(Figure scripts)
— begin —
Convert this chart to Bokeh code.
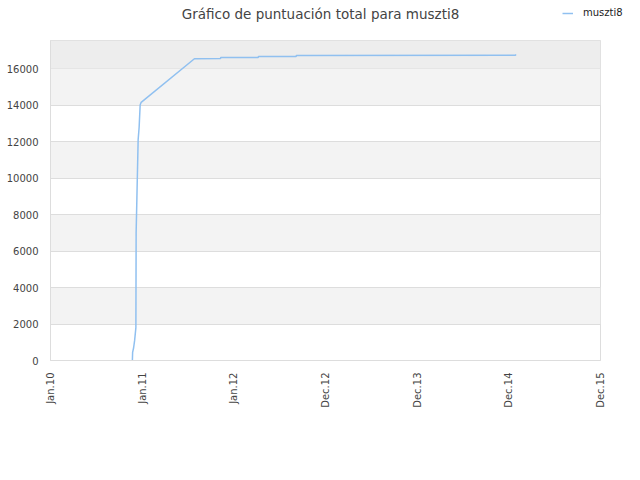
import pandas as pd
from math import pi
from bokeh.plotting import figure
from bokeh.layouts import column, row
from bokeh.models import FixedTicker, BoxAnnotation, Range1d, Legend, LegendItem, Label
from bokeh.embed import file_html
from bokeh.resources import INLINE

# ---- data ----
series_name = "muszti8"
dates = ["2010-11-23", "2010-11-24", "2010-11-28", "2010-12-02", "2010-12-07",
         "2010-12-08", "2010-12-11", "2010-12-16", "2010-12-20", "2010-12-24",
         "2010-12-28", "2011-07-28", "2011-11-09", "2011-11-10", "2012-04-07",
         "2012-04-08", "2012-09-05", "2012-09-06", "2015-01-26", "2015-01-28"]
scores = [0, 450, 700, 1100, 1800,
          7000, 8900, 12100, 12800, 14000,
          14150, 16540, 16555, 16605, 16610,
          16665, 16665, 16720, 16725, 16780]
tick_dates = ["2010-01-01", "2011-01-01", "2012-01-01", "2012-12-31",
              "2013-12-31", "2014-12-31", "2015-12-31"]
tick_labels = ["Jan.10", "Jan.11", "Jan.12", "Dec.12", "Dec.13", "Dec.14", "Dec.15"]
y_ticks = [0, 2000, 4000, 6000, 8000, 10000, 12000, 14000, 16000]
title_text = "Gráfico de puntuación total para muszti8"

def ms(d):
    return pd.Timestamp(d).value / 1e6

xs = [ms(d) for d in dates]
tick_ms = [ms(d) for d in tick_dates]

FONT = "DejaVu Sans"
LINE_COLOR = "#90c0f0"
LEFT = 50

# ---- header (title + legend) ----
h = figure(width=640, height=40, output_backend="svg", toolbar_location=None,
           x_axis_location=None, y_axis_location=None, min_border=0,
           x_range=Range1d(0, 1), y_range=Range1d(0, 1))
h.outline_line_color = None
h.grid.visible = False
h.add_layout(Label(x=320, y=27, x_units="screen", y_units="screen", text=title_text,
                   text_align="center", text_baseline="middle", text_font=FONT,
                   text_font_size="13.5px", text_color="#444444"))
dummy = h.line(x=[float("nan")], y=[float("nan")], line_color=LINE_COLOR, line_width=1.5)
legend = Legend(items=[LegendItem(label=series_name, renderers=[dummy])],
                location=(562, 22), orientation="horizontal",
                border_line_color=None, background_fill_alpha=0,
                glyph_width=11, glyph_height=10, label_standoff=10, padding=0, margin=0,
                label_text_font=FONT, label_text_font_size="10px",
                label_height=10, label_text_color="#222222")
h.add_layout(legend, "center")

# ---- main chart ----
p = figure(width=640, height=440, x_axis_type="datetime", output_backend="svg",
           toolbar_location=None, min_border_left=LEFT, min_border_right=40,
           min_border_top=0, min_border_bottom=120)
p.x_range = Range1d(tick_ms[0], tick_ms[-1])
p.y_range = Range1d(0, 17540)

p.background_fill_color = "white"
p.border_fill_color = "white"
p.outline_line_color = "#dddddd"

p.ygrid.ticker = FixedTicker(ticks=y_ticks)
p.ygrid.grid_line_color = "#dddddd"
p.ygrid.band_fill_color = "#f3f3f3"
p.ygrid.band_fill_alpha = 1.0
p.xgrid.grid_line_color = None
p.add_layout(BoxAnnotation(bottom=y_ticks[-1], fill_color="#ededed", fill_alpha=1.0,
                           line_color=None, level="underlay"))

p.line(xs, scores, line_color=LINE_COLOR, line_width=1.5)

p.xaxis.ticker = FixedTicker(ticks=tick_ms)
p.xaxis.major_label_overrides = {t_: l for t_, l in zip(tick_ms, tick_labels)}
p.xaxis.major_label_orientation = pi / 2
p.yaxis.ticker = FixedTicker(ticks=y_ticks)
for ax in (p.xaxis[0], p.yaxis[0]):
    ax.major_label_text_font = FONT
    ax.major_label_text_font_size = "10px"
    ax.major_label_text_color = "#444444"
    ax.major_tick_line_color = None
    ax.minor_tick_line_color = None
    ax.major_tick_out = 0
    ax.major_tick_in = 0
    ax.axis_line_color = "#dddddd"
p.yaxis.major_label_standoff = 12
p.xaxis.major_label_standoff = 12

layout = column(row(h), p, spacing=0)
open("out.html", "w").write(file_html(layout, INLINE))
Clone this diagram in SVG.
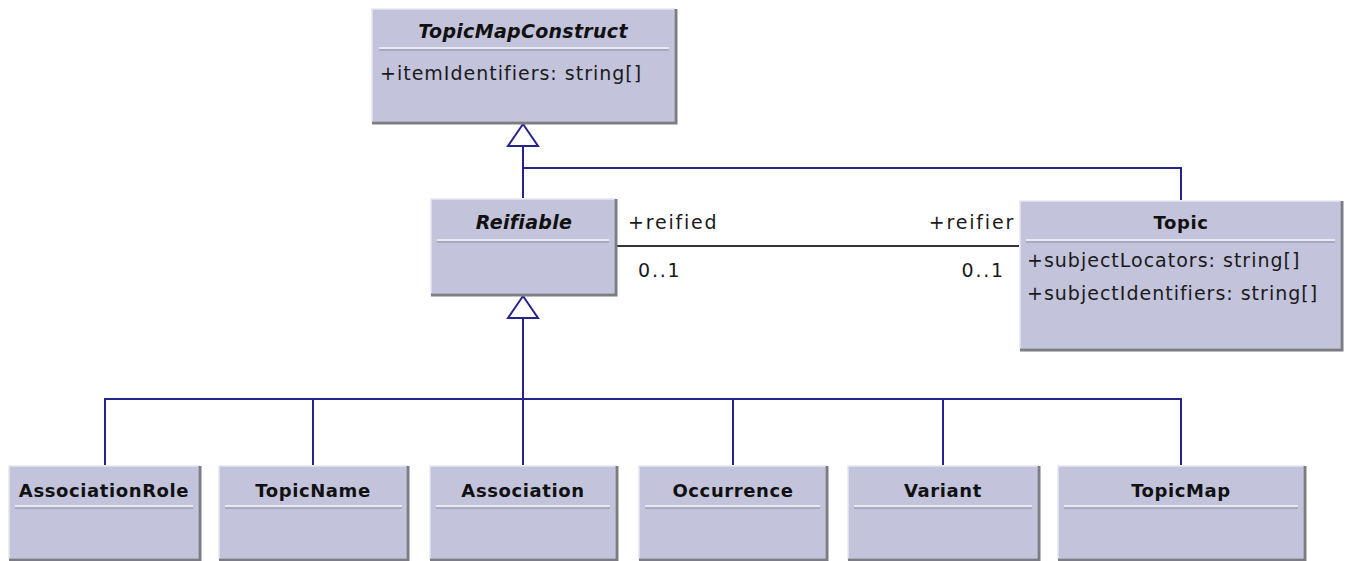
— end —
### DIRECTIONS
Only the lines from the start of the records to the one containing "from bokeh.resources import INLINE" should be repeated, exactly and with both ends kept; drop any pictures.

### SOLUTION TO THIS TASK
Convert this chart to Bokeh code.
import pandas as pd
from math import pi
from bokeh.plotting import figure
from bokeh.layouts import column, row
from bokeh.models import FixedTicker, BoxAnnotation, Range1d, Legend, LegendItem, Label
from bokeh.embed import file_html
from bokeh.resources import INLINE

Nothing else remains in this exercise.